1. Corporate bonds have the advantage of offering fixed income robustness with equity-like performance. Many investors who held corporate bonds in 2012 saw healthy returns and this trend is likely to continue in 2013 as companies seek to avoid substantial new borrowing and official intervention underpins government bond markets.
2. Equities in global emerging markets have not been cheaper for 12 years. There is greater growth potential in emerging markets than developed economies, although emerging markets will remain volatile, and growth may slow down as the year progresses. Meanwhile, European equities are very competitive due to ongoing eurozone negativity which has resulted in the widest valuation gap between European global businesses and their US counterparts in a decade.
3. Property remains a popular an investment class after making an impressive recovery in numerous locations around the world last year.
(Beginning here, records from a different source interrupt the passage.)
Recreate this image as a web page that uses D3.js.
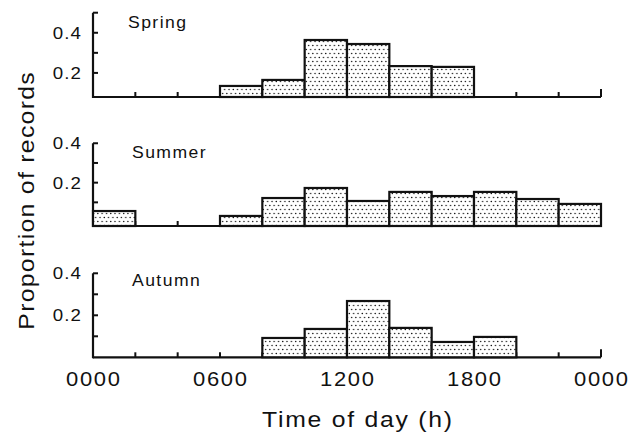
<!DOCTYPE html>
<html>
<head>
<meta charset="utf-8">
<script src="https://cdn.jsdelivr.net/npm/d3@7"></script>
<style>
  html, body { margin: 0; padding: 0; background: #fff; }
  svg { display: block; }
</style>
</head>
<body>
<svg id="chart" width="631" height="432"></svg>
<script>
// Two-hour bins across the day (bin start hour)
const binStarts = [0, 2, 4, 6, 8, 10, 12, 14, 16, 18, 20, 22];
const binWidth = 2;

// Proportion of records per bin, by season (0 = no bar)
const springValues = [0, 0, 0, 0.135, 0.165, 0.364, 0.344, 0.234, 0.23, 0, 0, 0];
const summerValues = [0.056, 0, 0, 0.031, 0.122, 0.173, 0.107, 0.153, 0.132, 0.153, 0.117, 0.092];
const autumnValues = [0, 0, 0, 0, 0.092, 0.135, 0.268, 0.14, 0.073, 0.097, 0, 0];

const seasons = ["Spring", "Summer", "Autumn"];
const seasonValues = [springValues, summerValues, autumnValues];

// Value range of each panel's y axis (floor of the baseline, top of the axis)
const yFloors = [0.08, -0.02, 0];
const yTops = [0.5, 0.4, 0.4];
const yLabelValues = [0.2, 0.4];

// x axis labels
const xTickHours = [0, 6, 12, 18, 24];
const xTickLabels = ["0000", "0600", "1200", "1800", "0000"];

const xTitle = "Time of day (h)";
const yTitle = "Proportion of records";

// ---- layout ----
const FONT = "'Liberation Sans', Arial, Helvetica, sans-serif";
const STRETCH = 1.1;           // slightly wide lettering
const TRACK = 1.2;             // extra letter spacing
const panelBase = [97, 226, 357.3];   // pixel y of each panel baseline
const panelPxPerUnit = [200.7, 197, 210];
const titleX = [128, 132, 132];
const titleY = [28, 158, 286];

const svg = d3.select("#chart");

// stipple fill for bars
const defs = svg.append("defs");
const pat = defs.append("pattern")
  .attr("id", "stipple")
  .attr("patternUnits", "userSpaceOnUse")
  .attr("width", 4.3).attr("height", 8);
pat.append("rect").attr("width", 4.3).attr("height", 8).attr("fill", "#fff");
pat.append("circle").attr("cx", 1.1).attr("cy", 1.5).attr("r", 0.75).attr("fill", "#111");
pat.append("circle").attr("cx", 3.25).attr("cy", 5.5).attr("r", 0.75).attr("fill", "#111");

const x = d3.scaleLinear().domain([0, 24]).range([93, 601]);

function stretchedText(parent, px, py, txt, size, anchor, rotate, track = TRACK) {
  const g = parent.append("g")
    .attr("transform", `translate(${px},${py})` + (rotate ? ` rotate(${rotate})` : "") + ` scale(${STRETCH},1)`);
  const t = g.append("text")
    .attr("x", 0).attr("y", 0)
    .attr("font-family", FONT)
    .attr("font-size", size)
    .attr("letter-spacing", track)
    .attr("fill", "#111")
    .text(txt);
  // anchor manually so trailing letter spacing does not shift the text
  const w = t.node().getComputedTextLength() - track;
  const shift = anchor === "middle" ? -w / 2 : anchor === "end" ? -w : 0;
  t.attr("x", shift);
  return t;
}

seasons.forEach((season, i) => {
  const floor = yFloors[i], top = yTops[i];
  const base = panelBase[i];
  const y = d3.scaleLinear()
    .domain([floor, top])
    .range([base, base - (top - floor) * panelPxPerUnit[i]]);

  const g = svg.append("g");

  // x axis baseline with upward ticks every two hours
  g.append("line")
    .attr("x1", x(0)).attr("x2", x(24))
    .attr("y1", y(floor)).attr("y2", y(floor))
    .attr("stroke", "#111").attr("stroke-width", 2.2);
  const xTicks = d3.range(2, 25, 2);
  g.selectAll("line.xt").data(xTicks).join("line")
    .attr("class", "xt")
    .attr("x1", d => x(d)).attr("x2", d => x(d))
    .attr("y1", y(floor))
    .attr("y2", d => y(floor) - (d === 24 ? 8 : 5))
    .attr("stroke", "#111").attr("stroke-width", 2);

  // y axis with inward ticks every 0.1
  g.append("line")
    .attr("x1", x(0)).attr("x2", x(0))
    .attr("y1", y(floor) + 1).attr("y2", y(top))
    .attr("stroke", "#111").attr("stroke-width", 2.2);
  const yTicks = d3.range(1, Math.round(top * 10) + 1).map(k => k / 10)
    .filter(v => v > floor + 0.05);
  g.selectAll("line.yt").data(yTicks).join("line")
    .attr("class", "yt")
    .attr("x1", x(0)).attr("x2", x(0) + 5)
    .attr("y1", d => y(d)).attr("y2", d => y(d))
    .attr("stroke", "#111").attr("stroke-width", 2);

  yLabelValues.forEach(v => {
    stretchedText(g, 81, y(v) + 6, v.toFixed(1), 17, "end", 0, 1);
  });

  // bars
  const bars = binStarts.map((h, k) => ({ h, v: seasonValues[i][k] })).filter(d => d.v > 0);
  g.selectAll("rect.bar").data(bars).join("rect")
    .attr("class", "bar")
    .attr("x", d => x(d.h))
    .attr("width", d => x(d.h + binWidth) - x(d.h))
    .attr("y", d => y(d.v))
    .attr("height", d => y(floor) - y(d.v))
    .attr("fill", "url(#stipple)")
    .attr("stroke", "#111").attr("stroke-width", 2.2);

  // season name
  stretchedText(g, titleX[i], titleY[i], season, 16, "start", 0, 1.3);
});

// x tick labels under the bottom panel
xTickHours.forEach((h, k) => {
  stretchedText(svg, x(h), 386, xTickLabels[k], 20, "middle", 0, 1.5);
});

// axis titles
stretchedText(svg, 357, 427, xTitle, 22.5, "middle", 0, 1.6);
stretchedText(svg, 34, 201, yTitle, 22.5, "middle", -90, 1.2);
</script>
</body>
</html>
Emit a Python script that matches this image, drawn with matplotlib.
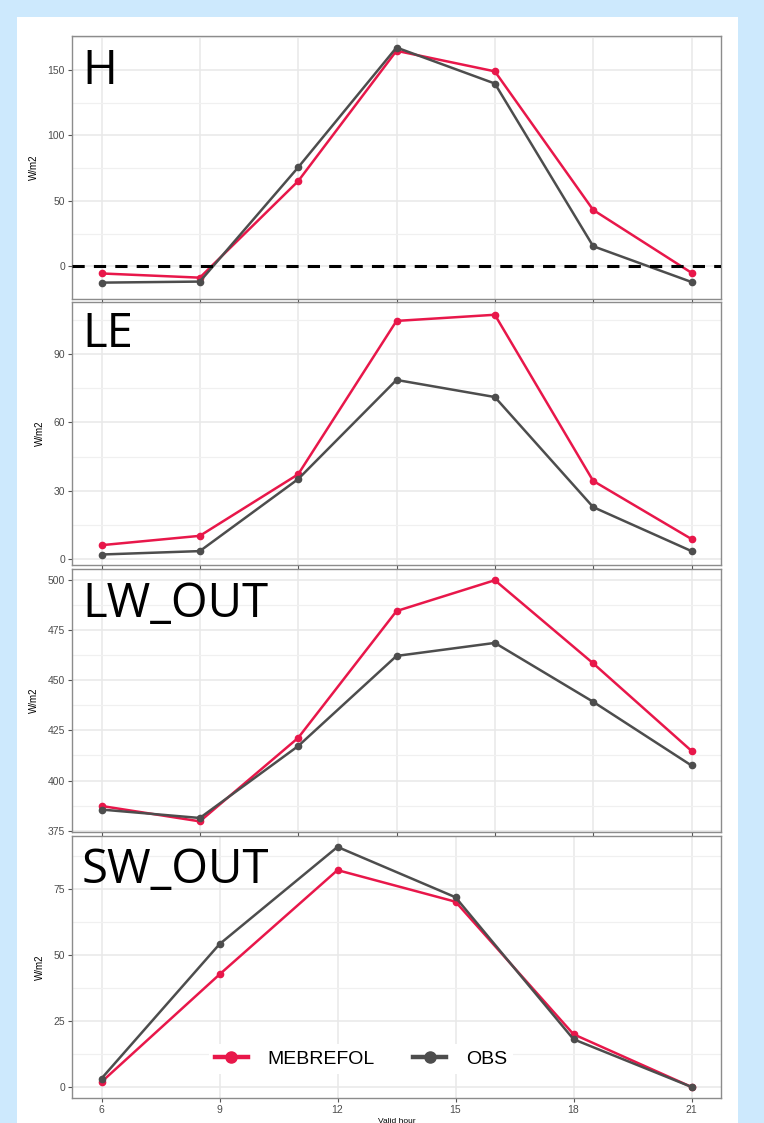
import numpy as np
import matplotlib
matplotlib.use('Agg')
import matplotlib.pyplot as plt
from matplotlib.lines import Line2D
from matplotlib.patches import Rectangle

plt.rcParams['font.family'] = ['Liberation Sans', 'DejaVu Sans']

# hours of the model output (upper three panels) and of the SW panel
hours_flux = [6, 8.5, 11, 13.5, 16, 18.5, 21]
hours_sw = [6, 9, 12, 15, 18, 21]

H_mebrefol = [-5.5, -8.7, 65, 164.5, 148.8, 43, -5]
H_obs = [-12.5, -11.7, 75.5, 167, 139.5, 15.3, -12]

LE_mebrefol = [6.1, 10.2, 37.2, 104.5, 107.2, 34.3, 8.8]
LE_obs = [2.0, 3.5, 35.1, 78.6, 71.1, 22.8, 3.5]

LW_mebrefol = [387.3, 379.6, 421.3, 484.6, 500.0, 458.5, 414.8]
LW_obs = [385.5, 381.3, 417.2, 462.2, 468.7, 439.3, 407.5]

SW_mebrefol = [1.9, 42.7, 82.3, 70.3, 20.0, 0.0]
SW_obs = [3.2, 54.2, 91.1, 72.0, 18.1, 0.0]

RED = '#e8174a'
GREY = '#4d4d4d'

W, Hpx = 764, 1123
fig = plt.figure(figsize=(W / 100, Hpx / 100), dpi=100)
fig.patch.set_facecolor('#cde9fd')
fig.patches.append(Rectangle((17 / W, 0), (738 - 17) / W, 1 - 17 / Hpx,
                             transform=fig.transFigure, facecolor='white',
                             edgecolor='none', zorder=-10))


def make_ax(top, bottom):
    left, right = 72, 721
    return fig.add_axes([left / W, 1 - bottom / Hpx, (right - left) / W, (bottom - top) / Hpx])


panels = [
    ('H', 36, 299, hours_flux, H_mebrefol, H_obs, (-21.2, 175.8), [0, 50, 100, 150], [-25, 25, 75, 125, 175]),
    ('LE', 302, 565, hours_flux, LE_mebrefol, LE_obs, (-2.6, 112.8), [0, 30, 60, 90], [15, 45, 75, 105]),
    ('LW_OUT', 569, 832, hours_flux, LW_mebrefol, LW_obs, (374.3, 505.6), [375, 400, 425, 450, 475, 500],
     [387.5, 412.5, 437.5, 462.5, 487.5]),
    ('SW_OUT', 836, 1098, hours_sw, SW_mebrefol, SW_obs, (-4.2, 95.25), [0, 25, 50, 75], [12.5, 37.5, 62.5, 87.5]),
]

axes = []
for i, (name, top, bottom, x, mod, obs, ylim, yt, ymin) in enumerate(panels):
    ax = make_ax(top, bottom)
    axes.append(ax)
    ax.set_facecolor('none')
    ax.set_xlim(5.25, 21.75)
    ax.set_ylim(*ylim)
    ax.set_yticks(yt)
    ax.set_yticks(ymin, minor=True)
    ax.set_xticks(x)
    ax.grid(True, which='major', color='#e8e8e8', linewidth=1.1, zorder=0)
    ax.grid(True, which='minor', axis='y', color='#f0f0f0', linewidth=0.9, zorder=0)
    ax.tick_params(which='minor', length=0)
    ax.tick_params(which='major', length=3, width=0.8, color='#555555',
                   labelsize=7.5, labelcolor='#4d4d4d', pad=2)
    for s in ax.spines.values():
        s.set_color('#8c8c8c')
        s.set_linewidth(1.0)
    ax.set_axisbelow(True)
    ax.plot(x, mod, color=RED, lw=1.8, marker='o', ms=4.5, zorder=3)
    ax.plot(x, obs, color=GREY, lw=1.8, marker='o', ms=4.5, zorder=3)
    ax.set_ylabel('W/m2', fontsize=7, labelpad=6)
    if i < 3:
        ax.set_xticklabels([])
    else:
        ax.set_xticklabels([str(v) for v in x])
        ax.set_xlabel('Valid hour', fontsize=6, labelpad=2)

axes[0].axhline(0, color='black', lw=2.2, ls=(0, (4, 3)), zorder=4)

# panel names
label_base = [84, 347, 617, 883]
for (name, *_), yb in zip(panels, label_base):
    fig.text(82 / W, 1 - yb / Hpx, name, fontsize=34, family=['Open Sans', 'DejaVu Sans'],
             va='baseline', ha='left', color='black')

handles = [Line2D([], [], color=RED, lw=3.2, marker='o', ms=8),
           Line2D([], [], color=GREY, lw=3.2, marker='o', ms=8)]
leg = axes[3].legend(handles, ['MEBREFOL', 'OBS'], loc='center', bbox_to_anchor=(0.445, 0.149),
                     ncol=2, frameon=True, fontsize=14, handlelength=1.7, handletextpad=1.0,
                     columnspacing=2.0, borderpad=0.3)
leg.get_frame().set_facecolor('white')
leg.get_frame().set_edgecolor('none')
leg.get_frame().set_alpha(1)

fig.savefig('out.png', dpi=100, facecolor=fig.get_facecolor())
Although property-based investment may have a quieter year in 2013, the broader environment of steady growth will benefit property assets. Real Estate Investment Trusts (REITs) represent an effective vehicle for property investments.
4. Diversifying your investment portfolio is still the most effective way of reducing risk, although diversifying too much can mean sacrificing lucrative returns. A reasonable spread across your investment portfolio removes turbulence and generally results in more consistent returns. Professional advice is always recommended to achieve a balance that suits your appetite to risk.
5. On an investment management level, investors should avoid attempts to micro-manage the timing of their entry in and out of different markets or regions. If it was possible to do this accurately and consistently, there would be no need for these tips!